At a dinner party last week, the question was asked, “After a long trip away from home, what is the first thing you eat?” For me it’s either something with rice or pesto linguine.  Basil chicken is that ‘something’ that goes with rice after a long trip away from my kitchen.  Don’t get me wrong, I love to travel and try different foods, but in the end and after eating non-stop at restaurants, nothing beats a good home cooked meal.
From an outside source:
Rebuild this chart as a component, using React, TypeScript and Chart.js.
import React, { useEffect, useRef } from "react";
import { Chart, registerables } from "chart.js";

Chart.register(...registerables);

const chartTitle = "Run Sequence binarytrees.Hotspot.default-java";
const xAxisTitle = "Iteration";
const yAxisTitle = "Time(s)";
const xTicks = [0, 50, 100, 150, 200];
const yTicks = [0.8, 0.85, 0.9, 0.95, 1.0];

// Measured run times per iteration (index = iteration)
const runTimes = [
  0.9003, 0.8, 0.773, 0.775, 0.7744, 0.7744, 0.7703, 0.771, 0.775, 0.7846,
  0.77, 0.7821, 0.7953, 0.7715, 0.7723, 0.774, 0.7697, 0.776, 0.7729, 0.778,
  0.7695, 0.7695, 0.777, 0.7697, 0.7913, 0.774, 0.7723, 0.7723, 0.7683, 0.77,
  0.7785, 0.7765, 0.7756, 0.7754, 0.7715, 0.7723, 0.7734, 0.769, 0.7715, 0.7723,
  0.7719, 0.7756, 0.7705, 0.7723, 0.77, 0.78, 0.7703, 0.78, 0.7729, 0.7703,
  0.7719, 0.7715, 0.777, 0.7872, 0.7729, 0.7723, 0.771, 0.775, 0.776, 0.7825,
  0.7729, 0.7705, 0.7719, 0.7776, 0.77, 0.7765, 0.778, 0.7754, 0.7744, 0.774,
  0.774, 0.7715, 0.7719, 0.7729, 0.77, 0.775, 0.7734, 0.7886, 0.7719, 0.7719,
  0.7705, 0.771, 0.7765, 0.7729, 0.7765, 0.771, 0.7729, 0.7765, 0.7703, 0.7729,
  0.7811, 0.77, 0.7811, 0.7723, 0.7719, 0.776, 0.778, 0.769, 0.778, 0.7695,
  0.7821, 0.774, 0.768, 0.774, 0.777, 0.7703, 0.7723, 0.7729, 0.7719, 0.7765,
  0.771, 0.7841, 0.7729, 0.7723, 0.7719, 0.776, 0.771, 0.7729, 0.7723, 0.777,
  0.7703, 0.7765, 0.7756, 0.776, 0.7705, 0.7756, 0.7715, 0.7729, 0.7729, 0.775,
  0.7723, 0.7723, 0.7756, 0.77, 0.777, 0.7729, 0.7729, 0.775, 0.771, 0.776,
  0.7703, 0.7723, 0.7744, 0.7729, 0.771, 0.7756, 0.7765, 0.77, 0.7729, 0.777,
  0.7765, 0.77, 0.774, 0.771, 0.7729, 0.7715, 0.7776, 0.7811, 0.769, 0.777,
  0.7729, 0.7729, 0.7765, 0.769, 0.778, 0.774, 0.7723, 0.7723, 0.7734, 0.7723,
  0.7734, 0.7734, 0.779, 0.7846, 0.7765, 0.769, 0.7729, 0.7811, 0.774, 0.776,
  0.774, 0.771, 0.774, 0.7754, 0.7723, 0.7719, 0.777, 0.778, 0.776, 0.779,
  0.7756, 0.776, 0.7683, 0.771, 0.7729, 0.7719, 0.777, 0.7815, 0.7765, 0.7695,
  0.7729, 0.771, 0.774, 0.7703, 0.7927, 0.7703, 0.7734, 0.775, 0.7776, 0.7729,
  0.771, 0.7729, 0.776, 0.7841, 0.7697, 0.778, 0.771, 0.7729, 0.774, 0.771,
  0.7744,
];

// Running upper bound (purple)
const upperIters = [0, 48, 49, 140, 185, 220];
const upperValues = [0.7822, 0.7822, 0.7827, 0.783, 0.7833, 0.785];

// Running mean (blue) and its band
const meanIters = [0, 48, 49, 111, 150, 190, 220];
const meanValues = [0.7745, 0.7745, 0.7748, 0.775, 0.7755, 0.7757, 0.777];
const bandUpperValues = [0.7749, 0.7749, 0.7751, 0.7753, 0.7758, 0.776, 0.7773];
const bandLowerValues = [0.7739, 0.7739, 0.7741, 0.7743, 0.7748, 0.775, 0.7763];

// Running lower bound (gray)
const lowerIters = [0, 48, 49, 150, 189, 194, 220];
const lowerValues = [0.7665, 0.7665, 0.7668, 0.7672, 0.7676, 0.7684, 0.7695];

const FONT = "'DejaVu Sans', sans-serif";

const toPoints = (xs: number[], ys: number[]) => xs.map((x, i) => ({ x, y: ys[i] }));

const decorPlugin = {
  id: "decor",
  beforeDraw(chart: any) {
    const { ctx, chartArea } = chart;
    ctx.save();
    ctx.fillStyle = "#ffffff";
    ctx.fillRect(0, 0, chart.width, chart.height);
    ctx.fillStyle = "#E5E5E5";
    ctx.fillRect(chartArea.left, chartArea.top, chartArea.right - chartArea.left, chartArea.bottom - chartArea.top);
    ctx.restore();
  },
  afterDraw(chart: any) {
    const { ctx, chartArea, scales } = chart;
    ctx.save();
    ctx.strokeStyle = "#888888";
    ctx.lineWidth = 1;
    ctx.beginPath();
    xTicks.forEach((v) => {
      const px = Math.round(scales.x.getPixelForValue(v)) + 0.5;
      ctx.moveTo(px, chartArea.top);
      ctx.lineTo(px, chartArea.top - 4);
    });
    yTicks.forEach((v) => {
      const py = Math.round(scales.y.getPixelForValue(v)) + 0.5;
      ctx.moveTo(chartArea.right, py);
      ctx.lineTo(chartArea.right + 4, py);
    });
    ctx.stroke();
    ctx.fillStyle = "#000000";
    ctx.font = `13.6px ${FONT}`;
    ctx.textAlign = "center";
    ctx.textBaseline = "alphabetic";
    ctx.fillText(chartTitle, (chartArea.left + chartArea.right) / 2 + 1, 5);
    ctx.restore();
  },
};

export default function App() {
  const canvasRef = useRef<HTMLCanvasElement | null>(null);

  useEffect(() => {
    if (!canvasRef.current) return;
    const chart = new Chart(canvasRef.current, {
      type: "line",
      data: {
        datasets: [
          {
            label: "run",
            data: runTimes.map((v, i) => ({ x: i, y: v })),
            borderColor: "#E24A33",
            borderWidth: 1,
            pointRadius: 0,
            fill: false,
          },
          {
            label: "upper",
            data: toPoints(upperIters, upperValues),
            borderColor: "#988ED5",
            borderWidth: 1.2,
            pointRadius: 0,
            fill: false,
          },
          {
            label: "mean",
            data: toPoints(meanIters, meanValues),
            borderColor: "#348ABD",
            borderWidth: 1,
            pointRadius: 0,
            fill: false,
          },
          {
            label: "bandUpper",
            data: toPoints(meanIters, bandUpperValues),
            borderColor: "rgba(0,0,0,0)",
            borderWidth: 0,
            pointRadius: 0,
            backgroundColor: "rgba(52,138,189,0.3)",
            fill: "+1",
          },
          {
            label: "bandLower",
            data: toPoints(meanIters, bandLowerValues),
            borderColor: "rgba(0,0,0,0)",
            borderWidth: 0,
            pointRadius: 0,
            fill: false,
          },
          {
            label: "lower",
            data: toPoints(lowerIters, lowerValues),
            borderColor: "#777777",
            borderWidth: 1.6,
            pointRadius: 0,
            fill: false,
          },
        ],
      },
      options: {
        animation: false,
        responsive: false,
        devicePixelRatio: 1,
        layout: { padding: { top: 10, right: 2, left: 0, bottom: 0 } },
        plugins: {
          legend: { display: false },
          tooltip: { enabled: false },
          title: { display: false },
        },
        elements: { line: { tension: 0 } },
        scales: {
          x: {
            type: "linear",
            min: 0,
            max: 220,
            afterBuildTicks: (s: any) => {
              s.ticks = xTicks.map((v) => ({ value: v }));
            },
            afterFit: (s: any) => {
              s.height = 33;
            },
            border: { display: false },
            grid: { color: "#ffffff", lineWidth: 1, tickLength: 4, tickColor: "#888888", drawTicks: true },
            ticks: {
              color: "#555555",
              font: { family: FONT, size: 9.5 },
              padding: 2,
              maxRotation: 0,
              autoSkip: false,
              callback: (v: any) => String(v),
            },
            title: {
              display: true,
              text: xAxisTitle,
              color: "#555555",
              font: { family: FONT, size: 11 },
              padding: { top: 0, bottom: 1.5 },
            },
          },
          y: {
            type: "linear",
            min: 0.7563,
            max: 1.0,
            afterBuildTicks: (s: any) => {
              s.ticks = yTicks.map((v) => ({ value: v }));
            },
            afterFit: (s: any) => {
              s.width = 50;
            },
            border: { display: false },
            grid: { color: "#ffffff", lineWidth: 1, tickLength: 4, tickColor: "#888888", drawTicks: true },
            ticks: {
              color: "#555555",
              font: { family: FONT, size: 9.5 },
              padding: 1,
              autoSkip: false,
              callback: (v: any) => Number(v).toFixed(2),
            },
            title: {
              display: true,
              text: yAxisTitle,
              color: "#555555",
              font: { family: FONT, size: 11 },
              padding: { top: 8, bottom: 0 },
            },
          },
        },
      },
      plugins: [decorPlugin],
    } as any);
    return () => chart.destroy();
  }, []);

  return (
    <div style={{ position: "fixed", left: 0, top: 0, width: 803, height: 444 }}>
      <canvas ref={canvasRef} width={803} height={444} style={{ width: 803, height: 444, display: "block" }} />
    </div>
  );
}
The sauce recipe is from Simply Thai Cooking – a mainstay on my recipe shelf

Ingredients
1 small onion slice thin
2 carrots cut crosswise 1/8″ thickness
1 small red pepper sliced into thin strips
2 cups broccoli florets
12 oz chicken breast, sliced crosswise into 1/4″ thickness
2 garlic cloves minced
1/2 teaspoon red pepper flakes
1/4 cup shredded Thai basil
Oil for stir fry

In separate bowls, prepare the following sauces:
Sauce 1:
2 Tablespoons fish sauce
2 teaspoons sugar
2 Tablespoons soy sauce

Sauce 2:
2 Tablespoons oyster sauce
4 Tablespoons water
1 teaspoon Thai chili paste

Sauce 3:
1 teaspoon cornstarch
2 Tablespoons water

Directions:
In a large fry pan or a wok, heat oil in medium-high heat.  Stir fry the onions until softened.  Add the carrots and red pepper and stir fry for 1 minute, then add the broccoli.  Stir fry all vegetables until crisp tender. Remove the vegetables from the pan and keep warm in a bowl.  Add more oil if needed to the pan/wok.  Add the garlic and pepper flakes and stir-fry until the garlic is fragrant – about 1 minute.  Add the chicken and stir fry until cooked.  Then add the vegetables back to the pan.

Add the sauces to the pan in order, making sure that each sauce is thoroughly mixed before adding the next.

Once all the sauces are added, add the basil to the pan and stir until the leaves are just wilted.  Serve over rice immediately.

Notes:

  1. Rather than using a wok, I prefer a large non-stick fry pan.  I don’t like using a lot of oil in my cooking.
  2. Original Thai cooking uses bok choy rather than broccoli.  I just prefer broccoli to bok choy.
  3. If Thai basil is hard to find, I use a mixture of regular basil and cilantro leaves.